Come don Farcuccio Come oramai da tempo accade, è sulla piazza virtuale di Internet che si sfogano militanti e classe dirigente. Tra le più combattive c’è Maria Claudia Travicelli, uscita con le ossa rotte, e come lei i bersaniani da queste primarie, dal voto di qualche settimana di Assisi contro il giornalista Rai Carlo Cianetti, l’uomo che sfiderà il pidiellino e attuale sindaco Claudio Ricci e il suo ex vice Giorgio Bartolini. «Così – scrive sulla sua bacheca Facebook – non si può più andare avanti. Quello che sta accadendo in questi giorni mette a rischio la credibilità del Partito e sconcerta i cittadini. È il momento in cui ognuno, ogni forza possibile, a tutti i livelli, si deve rimboccare le maniche e assumere tutte le proprie responsabilità». Più colorito, ma efficace, quanto scritto dopo per sintetizzare la situazione a suo avviso simile a quella di «don Farcuccio: co ‘na mano davanti e n’antra de dietro…».

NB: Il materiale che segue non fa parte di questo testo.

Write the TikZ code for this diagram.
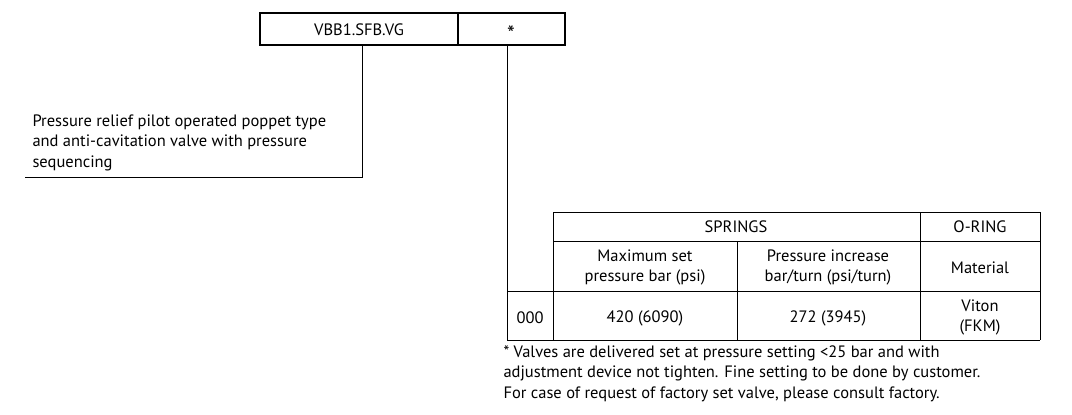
\documentclass[tikz,border=0pt]{standalone}
\usepackage{fontspec}
\setmainfont{PT Sans}
\begin{document}
\begin{tikzpicture}[x=1pt,y=-1pt,line width=1pt,
  txt/.style={font=\fontsize{16.5}{20}\selectfont,align=center,inner sep=0pt},
  ltxt/.style={font=\fontsize{16.5}{20.5}\selectfont,align=left,inner sep=0pt,anchor=north west}]
\useasboundingbox (0,0) rectangle (1072,415);
\draw[line width=2pt] (260,13) rectangle (565,45);
\draw[line width=2pt] (458,13) -- (458,45);
\node[txt] (code) at (359,30) {VBB1.SFB.VG};
\node[txt,font=\fontsize{22}{24}\selectfont] (star) at (511,34) {*};
\coordinate (c1) at (362,45);
\coordinate (c2) at (362,177);
\coordinate (c3) at (25,177);
\draw (c1) -- (c2) -- (c3);
\node[ltxt] (desc) at (32,114) {Pressure relief pilot operated poppet type\\and anti-cavitation valve with pressure\\sequencing};
% table
\coordinate (s1) at (507,45);
\coordinate (s2) at (507,340);
\draw (s1) -- (s2);
\draw (553,212) -- (1040,212);
\draw (553,241) -- (1040,241);
\draw (507,291) -- (1040,291);
\draw (507,340) -- (1040,340);
\draw (553,212) -- (553,340);
\draw (737,241) -- (737,340);
\draw (920,212) -- (920,340);
\draw (1040,212) -- (1040,340);
\node[txt] (spr) at (736,227) {SPRINGS};
\node[txt] (oring) at (980,227) {O-RING};
\node[txt] (h1) at (645,267) {Maximum set\\pressure bar (psi)};
\node[txt] (h2) at (828,267) {Pressure increase\\bar/turn (psi/turn)};
\node[txt] (h3) at (980,268) {Material};
\node[txt] (r0) at (530,318) {000};
\node[txt] (r1) at (645,318) {420 (6090)};
\node[txt] (r2) at (828,318) {272 (3945)};
\node[txt] (r3) at (980,317) {Viton\\(FKM)};
\node[ltxt] (note) at (503,345) {* Valves are delivered set at pressure setting <25 bar and with\\adjustment device not tighten. Fine setting to be done by customer.\\For case of request of factory set valve, please consult factory.};
\end{tikzpicture}
\end{document}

Il meccanismo delle primarie Sul banco degli imputati finiscono anche le primarie: «I pochi voti di differenza – scrive sempre la Travicelli – sono certamente il frutto del modo di come si fanno queste primarie, dove tutti possono votare, anche quelli del centrodestra, i quali votano spesso per il più debole». Sulla stessa lunghezza d’onda pare essere anche Fernanda Cecchini: «Le primarie – dice l’assessore su Facebook – non sono lo strumento migliore per dare senso alle scelte, ma è l’unico che abbiamo quando come gruppo dirigente siamo incapace di essere gruppo dirigente». Il che sta succedendo, in molti casi, dalle primarie per la scelta del candidato presidente della Regione. Anche lì, come si è verificato in questi mesi, un partito diviso in fazioni e incapace di decidere si è risolto, alla campana dell’ultimo giro, a ricorrere alle primarie non per scelta ma per manifesta incapacità decisionale. Risuonano a questo punto, beffardamente, le parole di Massimo D’Alema: «Le primarie? Sono una cosa seria in America».

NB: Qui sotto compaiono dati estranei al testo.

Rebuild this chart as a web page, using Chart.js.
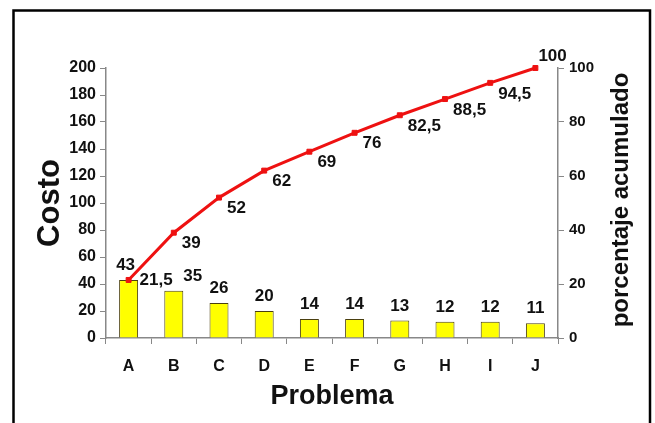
<!DOCTYPE html>
<html>
<head>
<meta charset="utf-8">
<script src="https://cdn.jsdelivr.net/npm/chart.js@4"></script>
<style>
  html, body { margin: 0; padding: 0; background: #fff; }
  #wrap { width: 655px; height: 423px; position: relative; }
</style>
</head>
<body>
<div id="wrap"><canvas id="c" width="655" height="423"></canvas></div>
<script>
// ---- data ----
const categories = ['A', 'B', 'C', 'D', 'E', 'F', 'G', 'H', 'I', 'J'];
const costValues = [43, 35, 26, 20, 14, 14, 13, 12, 12, 11];
const cumulativePercent = [21.5, 39, 52, 62, 69, 76, 82.5, 88.5, 94.5, 100];
const leftTicks = [0, 20, 40, 60, 80, 100, 120, 140, 160, 180, 200];
const rightTicks = [0, 20, 40, 60, 80, 100];
const xTitle = 'Problema';
const leftTitle = 'Costo';
const rightTitle = 'porcentaje acumulado';

const FONT = '"Liberation Sans", Arial, sans-serif';
const fmt = v => String(v).replace('.', ',');

// layout targets
const AREA = { left: 106, right: 558, top: 68, bottom: 338 };
const W = 655, H = 423;

const labelPlugin = {
  id: 'valueLabels',
  afterDatasetsDraw(chart, args, opts) {
    const ctx = chart.ctx;
    ctx.save();
    ctx.fillStyle = '#111';
    ctx.font = 'bold 17px ' + FONT;
    // bar labels
    const barMeta = chart.getDatasetMeta(1);
    ctx.textAlign = 'center';
    ctx.textBaseline = 'bottom';
    barMeta.data.forEach((el, i) => {
      const dx = (opts.barDx && opts.barDx[i]) || 0;
      ctx.fillText(fmt(costValues[i]), el.x + dx, el.y - 6);
    });
    // line labels
    const lineMeta = chart.getDatasetMeta(0);
    ctx.textAlign = 'left';
    ctx.textBaseline = 'middle';
    lineMeta.data.forEach((el, i) => {
      let dx = 8, dy = 11;
      if (i === 0) { dx = 11; dy = 0; }
      if (i === lineMeta.data.length - 1) { dx = 3; dy = -12; }
      ctx.fillText(fmt(cumulativePercent[i]), el.x + dx, el.y + dy);
    });
    // right axis title, reading bottom-to-top
    const yR = chart.scales.yR;
    ctx.save();
    ctx.translate(opts.rightTitleX, (yR.top + yR.bottom) / 2 - 3);
    ctx.rotate(-Math.PI / 2);
    ctx.textAlign = 'center';
    ctx.textBaseline = 'middle';
    ctx.font = 'bold 24px ' + FONT;
    ctx.fillText(rightTitle, 0, 0);
    ctx.restore();
    ctx.restore();
  }
};

const borderPlugin = {
  id: 'frame',
  afterDraw(chart) {
    const ctx = chart.ctx;
    ctx.save();
    ctx.strokeStyle = '#000';
    ctx.lineWidth = 2.5;
    ctx.strokeRect(13.5, 10.5, 636.5, 430);
    ctx.restore();
  }
};

new Chart(document.getElementById('c'), {
  data: {
    labels: categories,
    datasets: [
      {
        type: 'line',
        data: cumulativePercent,
        yAxisID: 'yR',
        borderColor: '#ee1111',
        backgroundColor: '#ee1111',
        borderWidth: 3,
        pointStyle: 'rect',
        pointRadius: 3.5,
        pointBorderWidth: 1,
        tension: 0,
        clip: false,
        order: 0
      },
      {
        type: 'bar',
        data: costValues,
        yAxisID: 'yL',
        backgroundColor: '#ffff00',
        borderColor: '#4a3f10',
        borderWidth: 1,
        barPercentage: 0.42,
        categoryPercentage: 1,
        order: 1
      }
    ]
  },
  options: {
    responsive: false,
    animation: false,
    events: [],
    layout: { padding: { top: AREA.top, left: 0, right: 0, bottom: 0 } },
    plugins: {
      legend: { display: false },
      tooltip: { enabled: false },
      valueLabels: { barDx: [-3, 19, 0, 0, 0, 0, 0, 0, 0, 0], rightTitleX: 621 }
    },
    scales: {
      x: {
        position: 'bottom',
        grid: { display: true, drawOnChartArea: false, drawTicks: true, tickLength: 6, color: '#888', offset: true },
        border: { display: true, color: '#888', width: 1.5 },
        ticks: { color: '#111', font: { family: FONT, size: 16, weight: 'bold' }, padding: 13, maxRotation: 0 },
        title: { display: true, text: xTitle, color: '#111', font: { family: FONT, size: 27, weight: 'bold' }, padding: { top: 0, bottom: 10 } },
        afterFit(s) { s.height = H - AREA.bottom; }
      },
      yL: {
        position: 'left',
        min: 0, max: 200,
        afterBuildTicks(s) { s.ticks = leftTicks.map(v => ({ value: v })); },
        grid: { display: true, drawOnChartArea: false, drawTicks: true, tickLength: 6, color: '#888' },
        border: { display: true, color: '#888', width: 1.5 },
        ticks: { color: '#111', font: { family: FONT, size: 16, weight: 'bold' }, padding: 4 },
        title: { display: true, text: leftTitle, color: '#111', font: { family: FONT, size: 31, weight: 'bold', lineHeight: 1 }, padding: { top: 35, bottom: 0 } },
        afterFit(s) { s.width = AREA.left; }
      },
      yR: {
        position: 'right',
        min: 0, max: 100,
        afterBuildTicks(s) { s.ticks = rightTicks.map(v => ({ value: v })); },
        grid: { display: true, drawOnChartArea: false, drawTicks: true, tickLength: 6, color: '#888' },
        border: { display: true, color: '#888', width: 1.5 },
        ticks: { color: '#111', font: { family: FONT, size: 15, weight: 'bold' }, padding: 5 },
        title: { display: false },
        afterFit(s) { s.width = W - AREA.right; }
      }
    }
  },
  plugins: [labelPlugin, borderPlugin]
});
</script>
</body>
</html>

Bottini soddisfatto per il risultato Nei commenti ufficiali invece è tutto un giubilo e un «ora lavoriamo tutti insieme per far vincere il centrosinistra». Inizia il segretario regionale del Pd Lamberto Bottini che parla di uno «straordinario evento di democrazia». Esprimendo poi «soddisfazione per il risultato» il segretario sottolinea «l’affluenza record» e invita alla riflessione «quelle forze che in queste settimane hanno preferito tirarsi fuori dalla competizione». «Il problema insomma – dice un altro alto dirigente democratico – non è chi ha perso ma chi non ha partecipato».

Flamini: un grazie alla Ercoli Di «partecipazione vera» parla poi il segretario del Prc di Perugia Enrico Flamini, che esprime un «ringraziamento particolare alla compagna Maria Cristina Ercoli e a tutto il circolo di Gubbio per lo straordinario risultato del partito. Anche se non abbiamo vinto la competizione per una manciata di voti, Rifondazione comunista si conferma forza determinante per la vittoria del centro-sinistra eugubino». Proprio ora che, dopo molti anni, Rifondazione ricuce con il Pd nella città dei Ceri, il Prc si vede «scippare» dopo lustri di monocolore comunista la poltrona di candidato per via di quelle primarie che alcuni, così come strutturate, sembrano amare sempre di meno.